George Clooney delivers the best performance of his career (he has had quite a last half of the year which he kicked off with The Ides of March) as the clueless but not mindless father. Quickly switching behavior on the dime from anger to faux-happiness in front of his daughters, Clooney’s quick change of range suits Payne’s emotionally caustic sensibilities. As Payne crafts the scenes, you never are sure if the building momentum of the script will result in a laugh or a tear… or sometimes both. While making the audience unaware of what to expect, Payne and Clooney clearly know what direction they are going in and the surprise emotional outcomes keeps the viewer interested, even when conversations sometimes ramble.

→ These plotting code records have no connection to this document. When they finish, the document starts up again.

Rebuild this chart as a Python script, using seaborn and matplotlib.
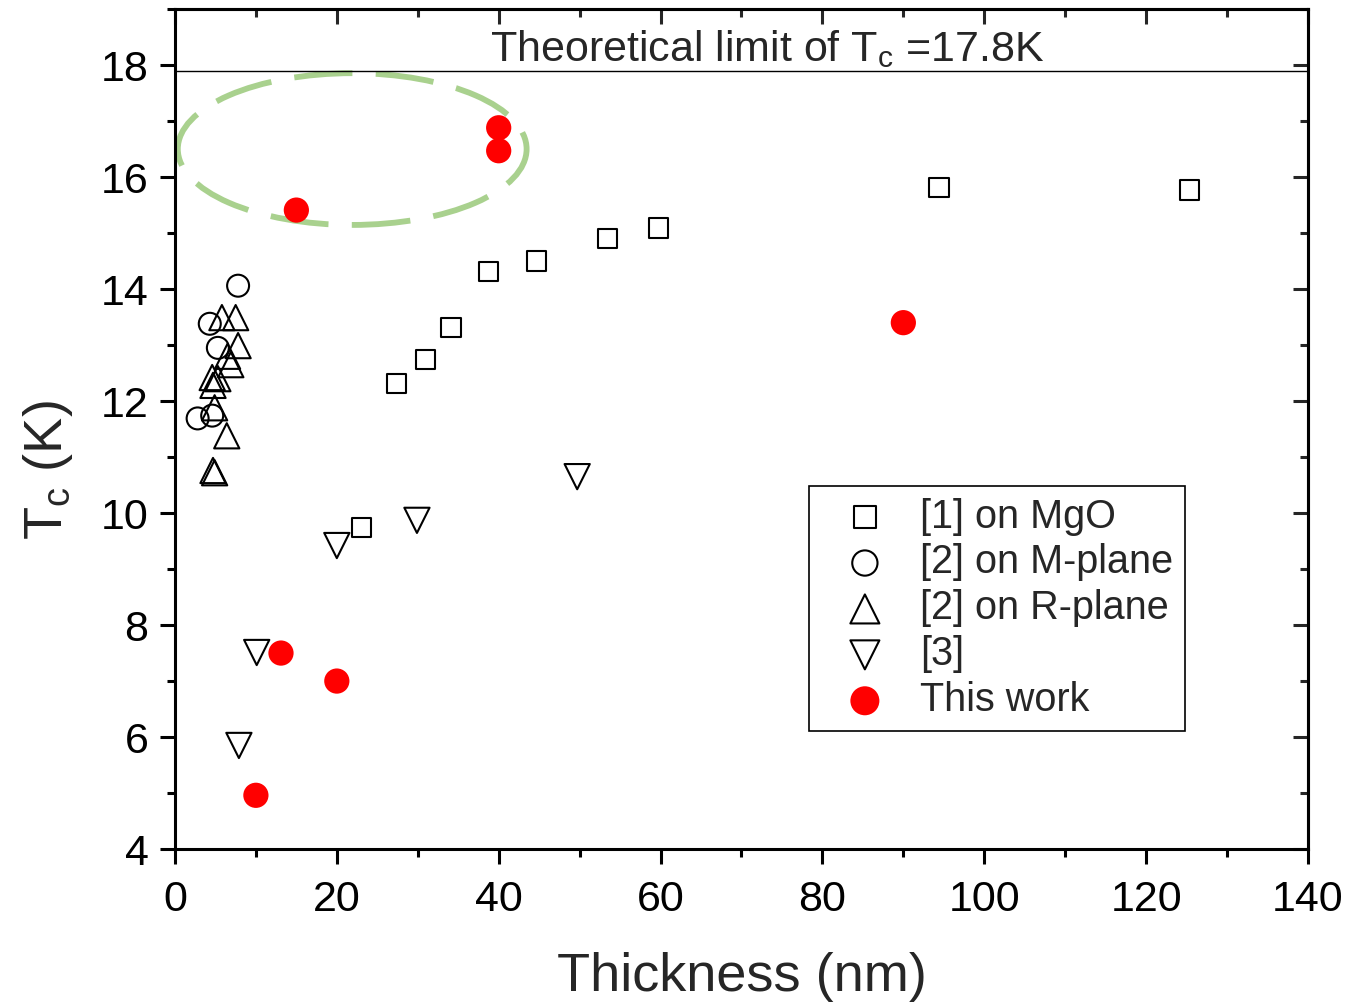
import numpy as np
import pandas as pd
import matplotlib
matplotlib.use("Agg")
import matplotlib.pyplot as plt
from matplotlib.patches import Ellipse
from matplotlib.ticker import MultipleLocator
import seaborn as sns

# Data
mgo_thk = [23.1, 27.4, 31.0, 34.1, 38.7, 44.7, 53.4, 59.7, 94.4, 125.4]
mgo_tc = [9.74, 12.31, 12.74, 13.31, 14.31, 14.50, 14.91, 15.09, 15.81, 15.77]

mplane_thk = [7.8, 4.3, 5.3, 2.8, 4.6]
mplane_tc = [14.06, 13.38, 12.95, 11.69, 11.74]

rplane_thk = [5.8, 7.5, 7.8, 6.5, 6.9, 4.6, 5.3, 4.7, 4.9, 6.4, 4.7, 4.9]
rplane_tc = [13.49, 13.49, 12.99, 12.80, 12.65, 12.42, 12.40, 12.28, 11.88, 11.38, 10.76, 10.72]

ref3_thk = [7.9, 10.1, 20.0, 29.9, 49.7]
ref3_tc = [5.85, 7.51, 9.42, 9.87, 10.65]

this_thk = [15.0, 40.0, 40.0, 90.0, 13.1, 20.0, 10.0]
this_tc = [15.41, 16.88, 16.47, 13.40, 7.50, 7.00, 4.96]

tc_limit = 17.9

sns.set_style("ticks")
plt.rcParams['font.family'] = ['Liberation Sans', 'DejaVu Sans']
plt.rcParams['mathtext.default'] = 'regular'

fig = plt.figure(figsize=(13.49, 10.06), dpi=100)
ax = fig.add_axes([0.1297, 0.156, 0.8399, 0.835])

# highlight ellipse behind the markers
ell = Ellipse((21.9, 16.5), 43.1, 2.71, fill=False, edgecolor='#a9d18e',
              linewidth=4.2, linestyle=(0, (10, 4)), zorder=1)
ax.add_patch(ell)

open_kw = dict(facecolors='none', edgecolor='black', linewidth=1.5, zorder=3)
sns.scatterplot(x=mgo_thk, y=mgo_tc, marker='s', s=190, label='[1] on MgO', ax=ax, **open_kw)
sns.scatterplot(x=mplane_thk, y=mplane_tc, marker='o', s=250, label='[2] on M-plane', ax=ax, **open_kw)
sns.scatterplot(x=rplane_thk, y=rplane_tc, marker='^', s=330, label='[2] on R-plane', ax=ax, **open_kw)
sns.scatterplot(x=ref3_thk, y=ref3_tc, marker='v', s=330, label='[3]', ax=ax, **open_kw)
sns.scatterplot(x=this_thk, y=this_tc, marker='o', s=330, color='#ff0000', edgecolor='none',
                label='This work', ax=ax, zorder=4)

ax.axhline(tc_limit, color='black', linewidth=1.0, zorder=2)
ax.text(73.2, 18.07, 'Theoretical limit of T$_c$ =17.8K', ha='center', va='baseline', fontsize=31)

ax.set_xlim(0, 140)
ax.set_ylim(4, 19)
ax.xaxis.set_major_locator(MultipleLocator(20))
ax.xaxis.set_minor_locator(MultipleLocator(10))
ax.set_yticks(np.arange(4, 19, 2))
ax.yaxis.set_minor_locator(MultipleLocator(1))

for side in ['top', 'right', 'bottom', 'left']:
    ax.spines[side].set_visible(True)
    ax.spines[side].set_linewidth(2.2)
    ax.spines[side].set_color('black')

ax.tick_params(axis='both', which='major', direction='out', length=11, width=2.2,
               labelsize=31, color='black', labelcolor='black')
ax.tick_params(axis='both', which='minor', direction='out', length=6, width=2.2, color='black')
ax.tick_params(axis='x', which='both', pad=11)
ax.tick_params(axis='y', which='both', pad=8)

# mirrored ticks pointing inward on top and right
top = ax.secondary_xaxis('top')
top.set_xticks(np.arange(0, 141, 20))
top.xaxis.set_minor_locator(MultipleLocator(10))
top.tick_params(which='major', direction='in', length=11, width=2.2, labeltop=False)
top.tick_params(which='minor', direction='in', length=6, width=2.2)
right = ax.secondary_yaxis('right')
right.set_yticks(np.arange(4, 19, 2))
right.yaxis.set_minor_locator(MultipleLocator(1))
right.tick_params(which='major', direction='in', length=11, width=2.2, labelright=False)
right.tick_params(which='minor', direction='in', length=6, width=2.2)
for sec in (top, right):
    for sp in sec.spines.values():
        sp.set_linewidth(2.2)

ax.set_xlabel('Thickness (nm)', fontsize=39, labelpad=23)
ax.set_ylabel('T$_c$ (K)', fontsize=39)
ax.yaxis.set_label_coords(-0.088, 0.451)

leg = ax.legend(loc='lower left', bbox_to_anchor=(0.560, 0.1405), fontsize=28.5,
                frameon=True, fancybox=False, edgecolor='black', framealpha=1,
                borderpad=0.3, labelspacing=0.2, handletextpad=0.3, handlelength=2.2,
                borderaxespad=0, markerscale=1.15)
leg.get_frame().set_linewidth(1.2)

fig.savefig('out.png', dpi=100)
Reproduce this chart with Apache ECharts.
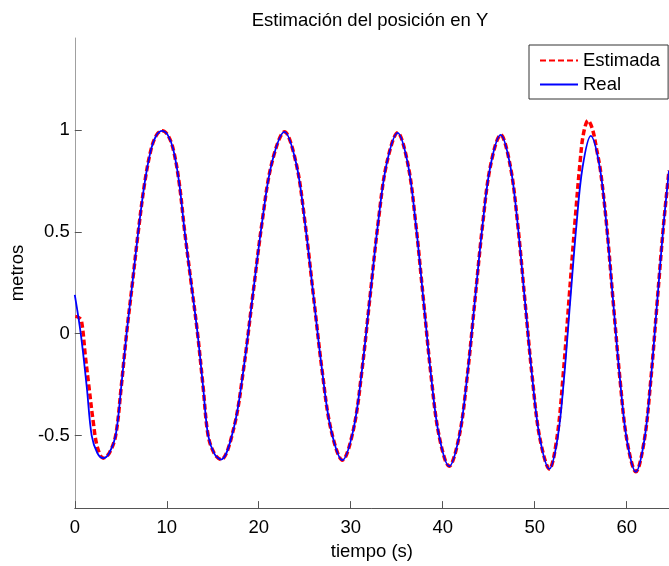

Early on in the movie, Matt wonders why every woman in his life has some destructive character trait, whether it be his wife’s dangerous thrills and alcoholism; his eldest daughter’s (a powerful Shailene Woodley who should be on the tip of every one’s tongues come Oscar time) drinking and drug problems that wound her up in boarding school; or his youngest daughter’s (newcomer child actor Amara Miller) smart-mouth behavior that winds her up in the principal’s office more than the classroom. Realizing that he must become a true parent quickly to keep his daughters on the right track, The Descendants is full of small, sweet moments between the family missing the one member who held them all together.
The theme of destruction on seemingly pristine surfaces is visualized in a subplot where the King family is fielding buyers to sell their inherited massive land holdings.
Capturing the beauty of Hawaii without having the film become a travelogue, cinematographer Phedon Papamichael keeps the sweeping shots to a minimum, but does not waste moments of beauty. Instead, there is an employment of wide and far shots with the characters kept at focused to maximize the lush, scenic (and frequently rainy) background.
So far one of the best films released this year, The Descendants is that rare pedigree movie that all ages can enjoy (rated R for language, the cursing is few and fleeting) as it does not pander to the emotions but entices them with the relatable family aspects. While most Oscar hopefuls find their audience on DVD, The Descendants' near-perfection ascends it to “must see in theaters” status.